Los invitados no debían ser charlatanes o pedantes, ni hoscos y callados, porque «la elocuencia debe estar en el foro y en el senado, y el silencio en el dormitorio y no en el banquete». Las conversaciones tenían que ser agradables y placenteras: «Esto ciertamente se conseguirá si se habla de los usos normales de la vida, de los que no es posible hablar en el foro o en los negocios». Varrón recomendaba que el anfitrión no fuese ni pródigo ni tacaño.

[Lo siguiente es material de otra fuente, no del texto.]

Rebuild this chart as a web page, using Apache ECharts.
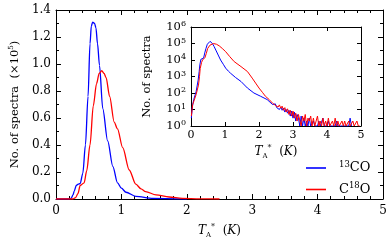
<!DOCTYPE html>
<html>
<head>
<meta charset="utf-8">
<script src="https://cdn.jsdelivr.net/npm/echarts@6/dist/echarts.min.js"></script>
<style>html,body{margin:0;padding:0;background:#fff;}#c{width:390px;height:244px;}</style>
</head>
<body>
<div id="c"></div>
<script>
// ---- Main panel (linear, units of 1e5 spectra) ----
const main13X = [0.00, 0.20, 0.23, 0.26, 0.28, 0.31, 0.34, 0.37, 0.41, 0.45, 0.49, 0.52, 0.54, 0.56, 0.59, 0.61, 0.635, 0.665, 0.715, 0.79, 0.87, 0.94, 1.00, 1.07, 1.22, 1.48, 2.00];
const main13Y = [0, 0, 0.005, 0.03, 0.06, 0.10, 0.11, 0.115, 0.19, 0.40, 0.76, 1.15, 1.28, 1.31, 1.30, 1.27, 1.15, 0.99, 0.67, 0.43, 0.24, 0.12, 0.08, 0.05, 0.02, 0.005, 0];
const main18X = [0.00, 0.26, 0.30, 0.335, 0.37, 0.43, 0.47, 0.52, 0.57, 0.62, 0.66, 0.70, 0.735, 0.765, 0.82, 0.89, 0.94, 1.02, 1.12, 1.22, 1.30, 1.37, 1.53, 1.73, 1.93, 2.20, 2.50];
const main18Y = [0, 0, 0.01, 0.04, 0.10, 0.12, 0.21, 0.40, 0.69, 0.855, 0.93, 0.95, 0.93, 0.90, 0.76, 0.57, 0.52, 0.38, 0.215, 0.11, 0.075, 0.055, 0.03, 0.015, 0.005, 0.001, 0];

// ---- Inset panel (log counts) ----
const ins13X = [0.01, 0.04, 0.08, 0.15, 0.21, 0.24, 0.26, 0.29, 0.33, 0.37, 0.41, 0.44, 0.48, 0.51, 0.56, 0.60, 0.63, 0.68, 0.73, 0.80, 0.87, 0.95, 1.02, 1.10, 1.16, 1.31, 1.47, 1.66, 1.85, 2.05, 2.24,
  2.40, 2.44, 2.48, 2.52, 2.56, 2.60, 2.64, 2.68, 2.72, 2.76, 2.80, 2.84, 2.88, 2.92, 2.96, 3.00, 3.04, 3.08, 3.12, 3.16, 3.20, 3.24, 3.28, 3.32, 3.36, 3.40, 3.44, 3.48, 3.52, 3.56, 3.60, 3.64, 3.68, 3.72, 3.76, 3.80, 3.84, 3.88, 3.92, 3.96, 4.00, 4.04, 4.08, 4.12, 4.16, 4.20, 4.24, 4.28, 4.32, 4.36, 4.40, 4.44, 4.48, 4.52, 4.56, 4.60, 4.64, 4.68, 4.72];
const ins13N = [3, 15, 40, 120, 600, 2000, 5000, 11000, 12000, 13000, 30000, 50000, 90000, 115000, 135000, 125000, 100000, 65000, 40000, 20000, 10000, 5500, 3200, 2100, 1600, 870, 500, 200, 100, 63, 40,
  20, 16, 22, 13, 17, 10, 14, 9, 12, 7, 10, 6, 9, 4, 8, 3, 7, 2, 5, 3, 1, 4, 1, 3, 1, 2, 1, 3, 1, 1, 2, 1, 1, 1, 2, 1, 1, 3, 1, 1, 1, 2, 1, 1, 1, 1, 1, 2, 1, 1, 1, 1, 1, 1, 1, 1, 1, 3, 1];
const ins18X = [0.01, 0.05, 0.15, 0.22, 0.25, 0.27, 0.31, 0.34, 0.41, 0.45, 0.49, 0.56, 0.66, 0.75, 0.83, 0.92, 1.02, 1.14, 1.27, 1.47, 1.66, 1.80, 1.90, 2.00, 2.10, 2.19, 2.30,
  2.40, 2.44, 2.48, 2.52, 2.56, 2.60, 2.64, 2.68, 2.72, 2.76, 2.80, 2.84, 2.88, 2.92, 2.96, 3.00, 3.04, 3.08, 3.12, 3.16, 3.20, 3.24, 3.28, 3.32, 3.36, 3.40, 3.44, 3.48, 3.52, 3.56, 3.60, 3.64, 3.68, 3.72, 3.76, 3.80, 3.84, 3.88, 3.92, 3.96, 4.00, 4.04, 4.08, 4.12, 4.16, 4.20, 4.24, 4.28, 4.32, 4.36, 4.40, 4.44, 4.48, 4.52, 4.56, 4.60, 4.64, 4.68, 4.72, 4.76, 4.80, 4.84, 4.88, 4.92, 4.96];
const ins18N = [4, 20, 80, 300, 1000, 3000, 7000, 10000, 14000, 25000, 50000, 80000, 100000, 90000, 72000, 50000, 32000, 16000, 8000, 4000, 2000, 800, 400, 200, 110, 63, 40,
  24, 30, 18, 22, 14, 19, 12, 16, 9, 13, 7, 11, 5, 9, 4, 8, 3, 6, 2, 5, 4, 1, 4, 2, 5, 1, 3, 2, 4, 1, 3, 1, 2, 4, 1, 2, 1, 3, 1, 2, 1, 3, 1, 1, 2, 1, 3, 1, 2, 1, 1, 2, 1, 2, 1, 1, 2, 1, 1, 2, 1, 1, 2, 1, 1];

const seriesNames = ['13CO', 'C18O'];
const colors = ['#0000ff', '#ff0000'];

const zip = (xs, ys) => xs.map((x, i) => [x, ys[i]]);
const SERIF = "'DejaVu Serif', serif";

const nameRich = {
  t: { fontFamily: SERIF, fontStyle: 'italic', fontSize: 12, color: '#000' },
  sb: { fontFamily: SERIF, fontSize: 7, color: '#000', verticalAlign: 'bottom', lineHeight: 10 },
  sp: { fontFamily: SERIF, fontSize: 8, color: '#000', verticalAlign: 'top', lineHeight: 10 },
  n: { fontFamily: SERIF, fontSize: 12, color: '#000', lineHeight: 16 }
};
const tName = '{t|T}{sb|A}{sp|*}{n|  (}{t|K}{n|)}';

const axBase = {
  axisLine: { show: true, onZero: false, lineStyle: { color: '#000', width: 1 } },
  splitLine: { show: false }
};

const chart = echarts.init(document.getElementById('c'), null, { renderer: 'canvas' });
chart.setOption({
  animation: false,
  backgroundColor: '#fff',
  grid: [
    { left: 53, top: 10, right: 7, bottom: 37 },
    { left: 191, top: 27, width: 170, height: 99, show: true, backgroundColor: '#fff', borderWidth: 0, z: 5 }
  ],
  xAxis: [
    Object.assign({}, axBase, { gridIndex: 0, type: 'value', min: 0, max: 5, interval: 1, position: 'bottom',
      axisTick: { inside: true, length: 5, lineStyle: { color: '#000' } },
      minorTick: { show: true, splitNumber: 5, length: 3, lineStyle: { color: '#000' } },
      axisLabel: { margin: 6, fontFamily: SERIF, fontSize: 12, color: '#000' },
      name: tName, nameLocation: 'middle', nameGap: 24, nameTextStyle: { rich: nameRich } }),
    Object.assign({}, axBase, { gridIndex: 0, type: 'value', min: 0, max: 5, interval: 1, position: 'top',
      axisTick: { inside: true, length: 5, lineStyle: { color: '#000' } },
      minorTick: { show: true, splitNumber: 5, length: 3, lineStyle: { color: '#000' } },
      axisLabel: { show: false } }),
    Object.assign({}, axBase, { gridIndex: 1, type: 'value', min: 0, max: 5, interval: 1, position: 'bottom', z: 6,
      axisTick: { inside: true, length: 4, lineStyle: { color: '#000' } },
      axisLabel: { margin: 4, fontFamily: SERIF, fontSize: 11, color: '#000' },
      name: tName, nameLocation: 'middle', nameGap: 18, nameTextStyle: { rich: nameRich } }),
    Object.assign({}, axBase, { gridIndex: 1, type: 'value', min: 0, max: 5, interval: 1, position: 'top', z: 6,
      axisTick: { inside: true, length: 4, lineStyle: { color: '#000' } },
      axisLabel: { show: false } })
  ],
  yAxis: [
    Object.assign({}, axBase, { gridIndex: 0, type: 'value', min: 0, max: 1.4, interval: 0.2, position: 'left',
      axisTick: { inside: true, length: 5, lineStyle: { color: '#000' } },
      minorTick: { show: true, splitNumber: 2, length: 3, lineStyle: { color: '#000' } },
      axisLabel: { margin: 5, fontFamily: SERIF, fontSize: 12, color: '#000', formatter: v => v.toFixed(1) },
      name: '{n|No. of spectra  (×10}{sp|5}{n|)}', nameLocation: 'middle', nameGap: 34, nameRotate: 90,
      nameTextStyle: { rich: {
        n: { fontFamily: SERIF, fontSize: 11.5, color: '#000', lineHeight: 14 },
        sp: { fontFamily: SERIF, fontSize: 7, color: '#000', verticalAlign: 'top', lineHeight: 9 } } } }),
    Object.assign({}, axBase, { gridIndex: 0, type: 'value', min: 0, max: 1.4, interval: 0.2, position: 'right',
      axisTick: { inside: true, length: 5, lineStyle: { color: '#000' } },
      minorTick: { show: true, splitNumber: 2, length: 3, lineStyle: { color: '#000' } },
      axisLabel: { show: false } }),
    Object.assign({}, axBase, { gridIndex: 1, type: 'log', logBase: 10, min: 1, max: 1e6, interval: 1, position: 'left', z: 6,
      axisTick: { inside: true, length: 4, lineStyle: { color: '#000' } },
      axisLabel: { margin: 5, color: '#000',
        formatter: v => '{b|10}{s|' + Math.round(Math.log10(v)) + '}',
        rich: { b: { fontFamily: SERIF, fontSize: 11.5, color: '#000', lineHeight: 14 },
                s: { fontFamily: SERIF, fontSize: 8, color: '#000', verticalAlign: 'top', lineHeight: 9 } } },
      name: 'No. of spectra', nameLocation: 'middle', nameGap: 38, nameRotate: 90,
      nameTextStyle: { fontFamily: SERIF, fontSize: 11.5, color: '#000' } }),
    Object.assign({}, axBase, { gridIndex: 1, type: 'log', logBase: 10, min: 1, max: 1e6, interval: 1, position: 'right', z: 6,
      axisTick: { inside: true, length: 4, lineStyle: { color: '#000' } },
      axisLabel: { show: false } })
  ],
  legend: {
    orient: 'vertical', left: 301, top: 155, itemWidth: 20, itemHeight: 14, itemGap: 7,
    data: seriesNames,
    icon: 'path://M0,6 L20,6 L20,7.6 L0,7.6 Z',
    formatter: name => name === '13CO' ? '{g|}{s|13}{n|CO}' : '{g|}{n|C}{s|18}{n|O}',
    textStyle: { rich: {
      g: { width: 8 },
      n: { fontFamily: SERIF, fontSize: 13, color: '#000', lineHeight: 16 },
      s: { fontFamily: SERIF, fontSize: 8.5, color: '#000', verticalAlign: 'top', lineHeight: 10 } } },
    selectedMode: false
  },
  series: [
    { name: seriesNames[0], type: 'line', xAxisIndex: 0, yAxisIndex: 0, data: zip(main13X, main13Y),
      symbol: 'none', smooth: 0.3, smoothMonotone: 'x', lineStyle: { color: colors[0], width: 1.3 }, itemStyle: { color: colors[0] } },
    { name: seriesNames[1], type: 'line', xAxisIndex: 0, yAxisIndex: 0, data: zip(main18X, main18Y),
      symbol: 'none', smooth: 0.3, smoothMonotone: 'x', lineStyle: { color: colors[1], width: 1.3 }, itemStyle: { color: colors[1] } },
    { name: seriesNames[0], type: 'line', xAxisIndex: 2, yAxisIndex: 2, data: zip(ins13X, ins13N), z: 7,
      symbol: 'none', lineStyle: { color: colors[0], width: 1 }, itemStyle: { color: colors[0] } },
    { name: seriesNames[1], type: 'line', xAxisIndex: 2, yAxisIndex: 2, data: zip(ins18X, ins18N), z: 8,
      symbol: 'none', lineStyle: { color: colors[1], width: 1 }, itemStyle: { color: colors[1] } }
  ]
});
</script>
</body>
</html>
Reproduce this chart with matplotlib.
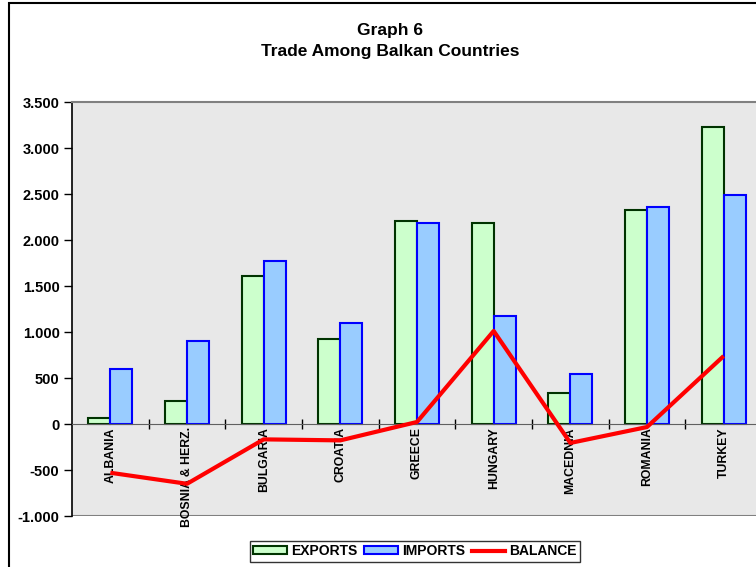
import numpy as np
import matplotlib
matplotlib.use('Agg')
import matplotlib.pyplot as plt
from matplotlib.patches import Rectangle, Patch
from matplotlib.lines import Line2D
from matplotlib.ticker import FuncFormatter

plt.rcParams['font.family'] = ['Liberation Sans', 'DejaVu Sans']
plt.rcParams['font.weight'] = 'bold'

#------------ DATA ------------
countries = ['ALBANIA', 'BOSNIA & HERZ.', 'BULGARIA', 'CROATIA', 'GREECE',
             'HUNGARY', 'MACEDNIA', 'ROMANIA', 'TURKEY']
exports = [70, 255, 1605, 920, 2207, 2185, 337, 2326, 3228]
imports = [600, 905, 1772, 1098, 2185, 1174, 543, 2359, 2489]
balance = [-530, -650, -167, -178, 22, 1011, -206, -33, 739]
yticks = [-1000, -500, 0, 500, 1000, 1500, 2000, 2500, 3000, 3500]

fig = plt.figure(figsize=(7.56, 5.67), dpi=100)
# outer chart frame
fig.patches.append(Rectangle((9/756, -0.1), 1.2, 1.1 - 2.5/567, transform=fig.transFigure,
                             fill=False, edgecolor='black', linewidth=1.5))

ax = fig.add_axes([72/756, 51/567, 690/756, 414/567])
ax.set_facecolor('#E8E8E8')

x = np.arange(len(countries))
w = 0.286
ax.bar(x - w/2, exports, w, color='#CCFFCC', edgecolor='#003300', linewidth=1.5, zorder=2)
ax.bar(x + w/2, imports, w, color='#99CCFF', edgecolor='#0000FF', linewidth=1.5, zorder=2)
ax.plot(x, balance, color='#FF0000', linewidth=3, zorder=4, solid_capstyle='butt')

ax.set_xlim(-0.5, len(countries) - 0.5)
ax.set_ylim(-1000, 3500)
ax.set_yticks(yticks)
ax.yaxis.set_major_formatter(FuncFormatter(lambda v, p: '{:,.0f}'.format(v).replace(',', '.')))
ax.tick_params(axis='y', labelsize=10.5, length=6, width=1, pad=3)

# zero axis with category boundary ticks
ax.spines['bottom'].set_position(('data', 0))
ax.spines['bottom'].set_color('#606060')
ax.spines['bottom'].set_zorder(3)
ax.set_xticks(np.arange(0.5, len(countries) - 1, 1.0))
ax.set_xticklabels([])
ax.tick_params(axis='x', direction='inout', length=7, width=1, color='black')
ax.axhline(-1000, color='#808080', linewidth=1.5, zorder=1)
ax.spines['top'].set_color('#808080')
ax.spines['top'].set_linewidth(1.5)
ax.spines['right'].set_visible(False)
ax.spines['left'].set_linewidth(1.2)

for i, name in enumerate(countries):
    ax.text(i, -35, name, rotation=90, ha='center', va='top', fontsize=8.8,
            fontweight='bold', zorder=3)

fig.text(0.516, 0.947, 'Graph 6', ha='center', va='center', fontsize=12.5, fontweight='bold')
fig.text(0.516, 0.910, 'Trade Among Balkan Countries', ha='center', va='center',
         fontsize=12.5, fontweight='bold')

handles = [Patch(facecolor='#CCFFCC', edgecolor='#003300', linewidth=1.5),
           Patch(facecolor='#99CCFF', edgecolor='#0000FF', linewidth=1.5),
           Line2D([], [], color='#FF0000', linewidth=3)]
leg = fig.legend(handles, ['EXPORTS', 'IMPORTS', 'BALANCE'], loc='center',
                 bbox_to_anchor=(0.549, 0.028), ncol=3, fontsize=10, frameon=True,
                 fancybox=False, edgecolor='black', handlelength=2.4, handleheight=0.55,
                 columnspacing=0.5, handletextpad=0.3, borderpad=0.25)
leg.get_frame().set_linewidth(1)

fig.savefig('out.png', dpi=100)
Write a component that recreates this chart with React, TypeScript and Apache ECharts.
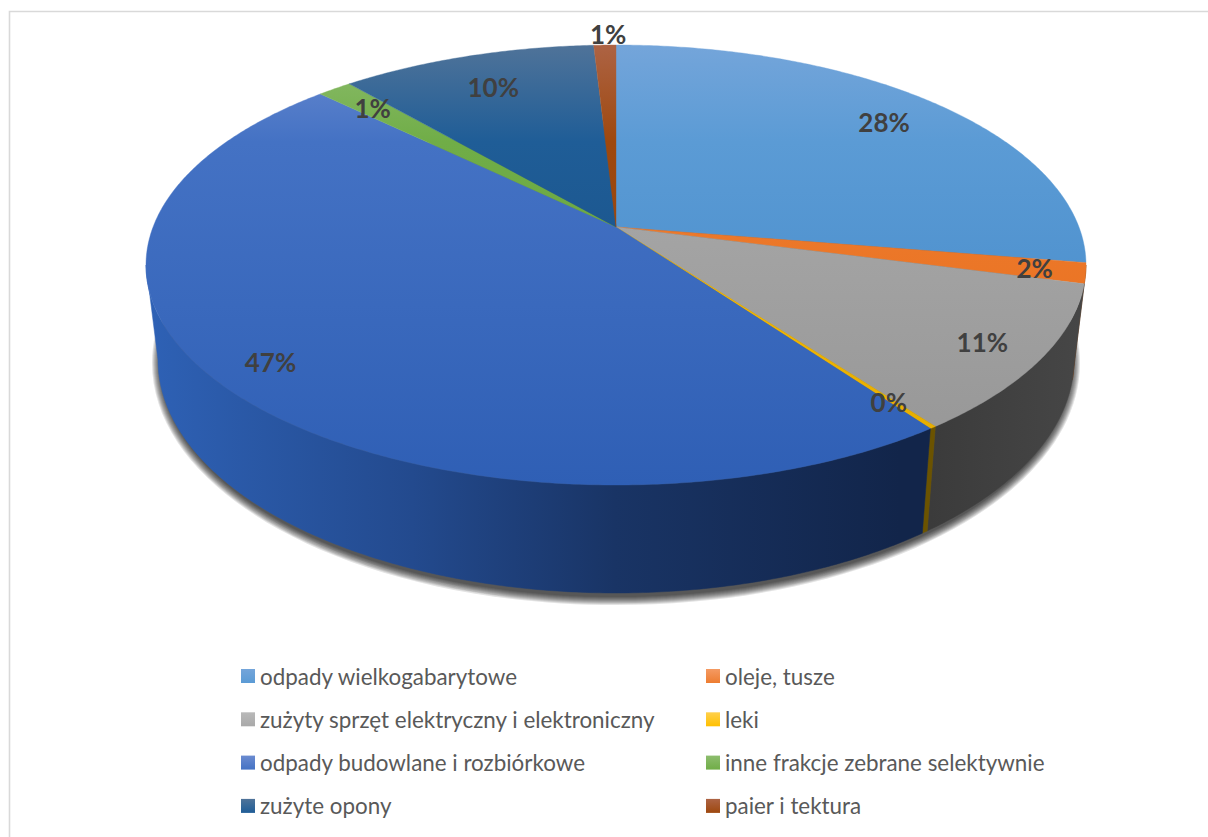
import React, { useEffect, useRef } from "react";
import * as echarts from "echarts";

const categories = [
  "odpady wielkogabarytowe",
  "oleje, tusze",
  "zużyty sprzęt elektryczny i elektroniczny",
  "leki",
  "odpady budowlane i rozbiórkowe",
  "inne frakcje zebrane selektywnie",
  "zużyte opony",
  "paier i tektura",
];
const shares = [27.6, 1.5, 10.78, 0.2, 47.22, 1.4, 10.4, 0.9];

// top-face colours: [rim, mid, near]
const topColors = [
  ["#74a5da", "#5b9bd5", "#3f86c6"],
  ["#f49a63", "#ed7d31", "#e86a15"],
  ["#b9b9b9", "#a9a9a9", "#959595"],
  ["#ffd04d", "#ffc000", "#e3ab00"],
  ["#6b8bd0", "#4472c4", "#2f5fb5"],
  ["#8dbd6e", "#70ad47", "#64a03c"],
  ["#4f7399", "#1f5d97", "#144a7e"],
  ["#ad6344", "#9e480e", "#8f400b"],
];
const wallColors = [
  ["#2b5c8c", "#2b5c8c"],
  ["#7a3d10", "#7a3d10"],
  ["#3b3b3b", "#464646"],
  ["#6b5300", "#6b5300"],
  ["#2e61b5", "#12254a"],
  ["#38562a", "#38562a"],
  ["#0f3050", "#0f3050"],
  ["#4f2507", "#4f2507"],
];
const labelRadii = [0.83, 0.895, 0.875, 0.875, 0.884, 0.85, 0.8, 1.07];
const labelNudgeX = [0, 0, 0, 1, -1, 0, 0, 4];
const labelNudgeY = [0, 0, 0, 3, -2, 0, 0, 0];

const CX = 616;
const TOP = { cy: 265, rx: 470, ry: 220 };
const BOTTOM = { cy: 360, rx: 458, ry: 233 };
const TILT = 0.173; // how far the apex sits behind the ellipse centre
const STRETCH = Math.sqrt(1 - TILT * TILT);
const DEG = Math.PI / 180;
const FONT = "Lato, 'Noto Sans', sans-serif";
const SHADOW_LAYERS = 9;

// disc point (clockwise degrees from north) -> normalised ellipse coordinates
function project(deg: number, r = 1) {
  const u = r * Math.sin(deg * DEG);
  const v = r * Math.cos(deg * DEG);
  const d = 1 + TILT * v;
  return { u: (u * STRETCH) / d, v: (v + TILT) / d };
}
const toScreen = (p: { u: number; v: number }, e: { cy: number; rx: number; ry: number }) => [
  CX + e.rx * p.u,
  e.cy - e.ry * p.v,
];

function arc(a: number, b: number, e: typeof TOP) {
  const n = Math.max(2, Math.ceil((b - a) * 2));
  const pts: number[][] = [];
  for (let i = 0; i <= n; i++) pts.push(toScreen(project(a + ((b - a) * i) / n), e));
  return pts;
}

const total = shares.reduce((s, x) => s + x, 0);
const starts: number[] = [];
shares.reduce((acc, x) => {
  starts.push((acc / total) * 360);
  return acc + x;
}, 0);
const RIM = Math.acos(-TILT) / DEG; // where the top ellipse is widest

const sliceSeries = categories.map((name, i) => {
  const c = topColors[i];
  const fill = new echarts.graphic.LinearGradient(
    0, 45, 0, 485,
    [
      { offset: 0, color: c[0] },
      { offset: 0.22, color: c[1] },
      { offset: 1, color: c[2] },
    ],
    true,
  );
  const w = wallColors[i];
  const wallFill = new echarts.graphic.LinearGradient(
    i === 2 ? 930 : 150, 0, i === 4 ? 900 : 1080, 0,
    i === 4
      ? [
          { offset: 0, color: w[0] },
          { offset: 0.35, color: "#234a8e" },
          { offset: 0.62, color: "#193465" },
          { offset: 1, color: w[1] },
        ]
      : [
          { offset: 0, color: w[0] },
          { offset: 1, color: w[1] },
        ],
    true,
  );
  return {
    type: "custom",
    name,
    coordinateSystem: "none",
    silent: true,
    z: 3,
    itemStyle: {
      color: new echarts.graphic.LinearGradient(0, 0, 0, 1, [
        { offset: 0, color: c[0] },
        { offset: 1, color: c[1] },
      ]),
    },
    data: [{ value: [starts[i], starts[i] + (shares[i] / total) * 360, shares[i]] }],
    renderItem: (_p: any, api: any) => {
      const a = api.value(0);
      const b = api.value(1);
      const val = api.value(2);
      const apex = toScreen(project(0, 0), TOP);
      const children: any[] = [];
      const wa = Math.max(a, RIM);
      const wb = Math.min(b, 360 - RIM);
      if (wb > wa) {
        children.push({
          type: "polygon",
          shape: { points: [...arc(wa, wb, TOP), ...arc(wa, wb, BOTTOM).reverse()] },
          style: { fill: wallFill, stroke: wallFill, lineWidth: 0.5 },
        });
      }
      children.push({
        type: "polygon",
        shape: { points: [apex, ...arc(a, b, TOP)] },
        style: { fill, stroke: fill, lineWidth: 0.4 },
      });
      const [lx, ly] = toScreen(project((a + b) / 2, labelRadii[i]), TOP);
      children.push({
        type: "text",
        x: lx + labelNudgeX[i],
        y: ly + labelNudgeY[i],
        z2: 100,
        style: {
          text: `${Math.round(val)}%`,
          fontFamily: FONT,
          fontSize: 26,
          fontWeight: "bold",
          fill: "#404040",
          align: "center",
          verticalAlign: "middle",
        },
      });
      return { type: "group", children };
    },
  };
});

// soft contact shadow: stacked translucent ellipses that fade outward
const shadowSeries = {
  type: "custom",
  name: "cień",
  coordinateSystem: "none",
  silent: true,
  z: 1,
  data: [{ value: [0] }],
  renderItem: () => ({
    type: "group",
    children: Array.from({ length: SHADOW_LAYERS }, (_, k) => ({
      type: "ellipse",
      shape: {
        cx: CX,
        cy: BOTTOM.cy + 3,
        rx: BOTTOM.rx - 2 + k,
        ry: BOTTOM.ry + 1 + k,
      },
      style: { fill: "#000000", opacity: 0.11 },
    })),
  }),
};

const legendBase = {
  orient: "vertical",
  top: 660,
  itemWidth: 14,
  itemHeight: 14,
  itemGap: 21.3,
  icon: "rect",
  selectedMode: false,
  textStyle: { fontFamily: FONT, fontSize: 22.4, color: "#595959" },
};

export default function App() {
  const ref = useRef<HTMLDivElement>(null);
  useEffect(() => {
    const chart = echarts.init(ref.current!, null, { renderer: "svg" });
    chart.setOption({
      animation: false,
      backgroundColor: "#ffffff",
      graphic: [
        {
          type: "rect",
          z: 0,
          shape: { x: 9.5, y: 11.5, width: 1400, height: 1000 },
          style: { fill: "none", stroke: "#d9d9d9", lineWidth: 1.6 },
          silent: true,
        },
      ],
      legend: [
        { ...legendBase, left: 236, data: categories.filter((_, i) => i % 2 === 0) },
        { ...legendBase, left: 701, data: categories.filter((_, i) => i % 2 === 1) },
      ],
      series: [shadowSeries, ...sliceSeries],
    });
    return () => chart.dispose();
  }, []);
  return <div ref={ref} style={{ position: "absolute", left: 0, top: 0, width: 1208, height: 837 }} />;
}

Siendo militar y republicano, estaba más cerca de la frugalidad que de la gula.

La casa de Kant en Konigsberg

Un egregio seguidor de la norma del filósofo, filólogo, gramático, poeta, historiador y anticuario Marco Terencio Varrón fue Immanuel Kant. En 1783, Kant se compró una casa. En su comedor empezó a recibir a un selecto catálogo de comensales —banqueros, políticos, médicos, abogados, filósofos, comerciantes y estudiantes—. Como no soportaba que la conversación decayera, desplegaba un abanico de temas que no incluían la filosofía. En cuanto al número de invitados, aplicaba la norma de Varrón.

Un médico invitado a la mesa de Kant dice que los ojos del filósofo «irradiaban con especial fulgor cuando los elevaba después de un instante de reflexión y le dirigía la palabra a alguien. Era como si una luz serena se extendiera sobre sus palabras y lo iluminase todo». Así reforzaba los lazos con sus invitados, que se convertían en amigos. Aquellos banquetes kantianos se alargaban en sobremesas, más que prusianas, españolas. En alguna, encendido por la comida y el vino y arropado por sus admiradores, sentenció: «La amistad es como el café, que una vez frío ya no sabe igual, aunque se recaliente».